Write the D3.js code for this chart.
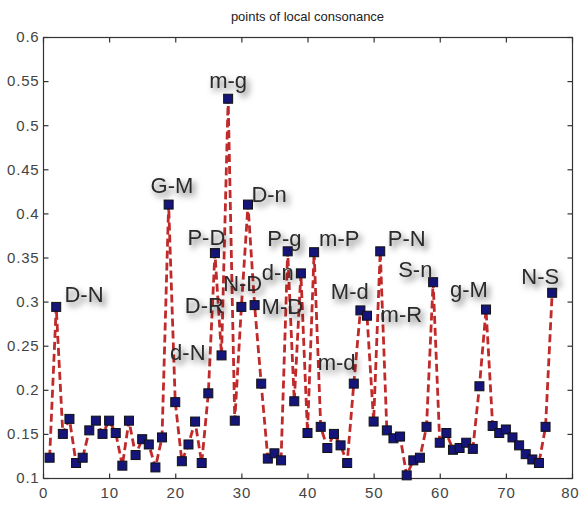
<!DOCTYPE html>
<html><head><meta charset="utf-8">
<script src="https://cdn.jsdelivr.net/npm/d3@7"></script>
<style>
html,body{margin:0;padding:0;background:#fff;}
svg{display:block;}
</style></head>
<body>
<svg id="chart" width="579" height="509"></svg>
<script>
const title = "points of local consonance";
const xValues = d3.range(1, 78);
const yValues = [
 0.123,0.294,0.150,0.167,0.117,0.123,0.154,0.165,0.150,0.165,
 0.151,0.114,0.165,0.126,0.144,0.138,0.112,0.146,0.410,0.186,
 0.119,0.138,0.164,0.117,0.196,0.355,0.239,0.530,0.165,0.294,
 0.410,0.296,0.207,0.122,0.128,0.120,0.357,0.187,0.332,0.151,
 0.356,0.158,0.134,0.150,0.137,0.117,0.207,0.290,0.284,0.164,
 0.357,0.154,0.145,0.147,0.103,0.120,0.123,0.158,0.322,0.140,
 0.151,0.132,0.134,0.140,0.133,0.204,0.291,0.159,0.151,0.155,
 0.146,0.137,0.127,0.121,0.117,0.158,0.310];
const xTicks = [0,10,20,30,40,50,60,70,80];
const yTicks = [0.1,0.15,0.2,0.25,0.3,0.35,0.4,0.45,0.5,0.55,0.6];
const labelTexts = ["D-N","G-M","m-g","D-n","P-D","P-g","m-P","P-N","S-n","M-d","m-R","m-d","g-M","N-S","d-N","D-R","N-D","d-n","M-D"];
const labelX =     [6.2, 19.5, 28.0, 34.2, 24.7, 36.5, 44.8, 55.0, 56.3, 46.4, 54.2, 44.4, 64.4, 75.2, 21.9, 24.4, 30.2, 35.5, 36.2];
const labelY =     [0.3075,0.432,0.551,0.421,0.373,0.372,0.371,0.371,0.336,0.311,0.285,0.231,0.314,0.328,0.242,0.296,0.320,0.333,0.295];

const svg = d3.select("#chart");
const m = {left:43, right:572, top:37, bottom:478};
const x = d3.scaleLinear().domain([0,80]).range([m.left, m.right]);
const y = d3.scaleLinear().domain([0.1,0.6]).range([m.bottom, m.top]);

const defs = svg.append("defs");
const f = defs.append("filter").attr("id","sh").attr("x","-30%").attr("y","-30%").attr("width","170%").attr("height","180%");
f.append("feDropShadow").attr("dx",3).attr("dy",4).attr("stdDeviation",3).attr("flood-color","#000").attr("flood-opacity",0.6);

// title
svg.append("text").attr("x",(m.left+m.right)/2).attr("y",21).attr("text-anchor","middle")
  .attr("font-family","Liberation Sans, Arial, sans-serif").attr("font-size",13).attr("fill","#222").text(title);

// box
svg.append("rect").attr("x",m.left+0.5).attr("y",m.top+0.5).attr("width",m.right-m.left).attr("height",m.bottom-m.top)
  .attr("fill","none").attr("stroke","#333").attr("stroke-width",1.2);

const tl = 5;
const axB = svg.append("g").attr("transform",`translate(0,${m.bottom+0.5})`)
  .call(d3.axisBottom(x).tickValues(xTicks).tickSize(-tl).tickPadding(9).tickFormat(d3.format("d")));
const axT = svg.append("g").attr("transform",`translate(0,${m.top+0.5})`)
  .call(d3.axisTop(x).tickValues(xTicks).tickSize(-tl).tickFormat(""));
const axL = svg.append("g").attr("transform",`translate(${m.left+0.5},0)`)
  .call(d3.axisLeft(y).tickValues(yTicks).tickSize(-tl).tickPadding(4).tickFormat(d => d3.format("")(+d.toFixed(2))));
const axR = svg.append("g").attr("transform",`translate(${m.right+0.5},0)`)
  .call(d3.axisRight(y).tickValues(yTicks).tickSize(-tl).tickFormat(""));
[axB,axT,axL,axR].forEach(a=>{
  a.select(".domain").remove();
  a.selectAll(".tick line").attr("stroke","#333").attr("stroke-width",1.2);
  a.selectAll("text").attr("font-family","Liberation Sans, Arial, sans-serif").attr("font-size",15)
    .attr("letter-spacing","0.8").attr("fill","#444");
});
// keep the last x tick label inside the page
axB.selectAll(".tick text").filter(d => d === 80).attr("text-anchor","end").attr("dx", 7);

// line
const line = d3.line().x((d,i)=>x(xValues[i])).y(d=>y(d));
svg.append("path").datum(yValues).attr("d",line).attr("fill","none")
  .attr("stroke","#c02a2a").attr("stroke-width",2.8).attr("stroke-dasharray","8,4");

// markers
const ms = 9;
svg.append("g").selectAll("rect").data(yValues).join("rect")
  .attr("x",(d,i)=>x(xValues[i])-ms/2).attr("y",d=>y(d)-ms/2)
  .attr("width",ms).attr("height",ms)
  .attr("fill","#14147a").attr("stroke","#111").attr("stroke-width",1);

// labels
svg.append("g").selectAll("text").data(labelTexts).join("text")
  .attr("x",(d,i)=>x(labelX[i])).attr("y",(d,i)=>y(labelY[i]))
  .attr("text-anchor","middle").attr("dominant-baseline","central")
  .attr("font-family","Liberation Sans, Arial, sans-serif").attr("font-size",22)
  .attr("fill","#2a2a2a").attr("filter","url(#sh)").text(d=>d);
</script>
</body></html>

• _JOB_
In the data above, please extract the lines from the first one through the line with "y = d3.scaleLinear().domain([0.1,0.6]).range([m.bottom, m.top]);", exactly, and keep pictures out.

• _RESPONSE BELOW_
Write the D3.js code for this chart.
<!DOCTYPE html>
<html><head><meta charset="utf-8">
<script src="https://cdn.jsdelivr.net/npm/d3@7"></script>
<style>
html,body{margin:0;padding:0;background:#fff;}
svg{display:block;}
</style></head>
<body>
<svg id="chart" width="579" height="509"></svg>
<script>
const title = "points of local consonance";
const xValues = d3.range(1, 78);
const yValues = [
 0.123,0.294,0.150,0.167,0.117,0.123,0.154,0.165,0.150,0.165,
 0.151,0.114,0.165,0.126,0.144,0.138,0.112,0.146,0.410,0.186,
 0.119,0.138,0.164,0.117,0.196,0.355,0.239,0.530,0.165,0.294,
 0.410,0.296,0.207,0.122,0.128,0.120,0.357,0.187,0.332,0.151,
 0.356,0.158,0.134,0.150,0.137,0.117,0.207,0.290,0.284,0.164,
 0.357,0.154,0.145,0.147,0.103,0.120,0.123,0.158,0.322,0.140,
 0.151,0.132,0.134,0.140,0.133,0.204,0.291,0.159,0.151,0.155,
 0.146,0.137,0.127,0.121,0.117,0.158,0.310];
const xTicks = [0,10,20,30,40,50,60,70,80];
const yTicks = [0.1,0.15,0.2,0.25,0.3,0.35,0.4,0.45,0.5,0.55,0.6];
const labelTexts = ["D-N","G-M","m-g","D-n","P-D","P-g","m-P","P-N","S-n","M-d","m-R","m-d","g-M","N-S","d-N","D-R","N-D","d-n","M-D"];
const labelX =     [6.2, 19.5, 28.0, 34.2, 24.7, 36.5, 44.8, 55.0, 56.3, 46.4, 54.2, 44.4, 64.4, 75.2, 21.9, 24.4, 30.2, 35.5, 36.2];
const labelY =     [0.3075,0.432,0.551,0.421,0.373,0.372,0.371,0.371,0.336,0.311,0.285,0.231,0.314,0.328,0.242,0.296,0.320,0.333,0.295];

const svg = d3.select("#chart");
const m = {left:43, right:572, top:37, bottom:478};
const x = d3.scaleLinear().domain([0,80]).range([m.left, m.right]);
const y = d3.scaleLinear().domain([0.1,0.6]).range([m.bottom, m.top]);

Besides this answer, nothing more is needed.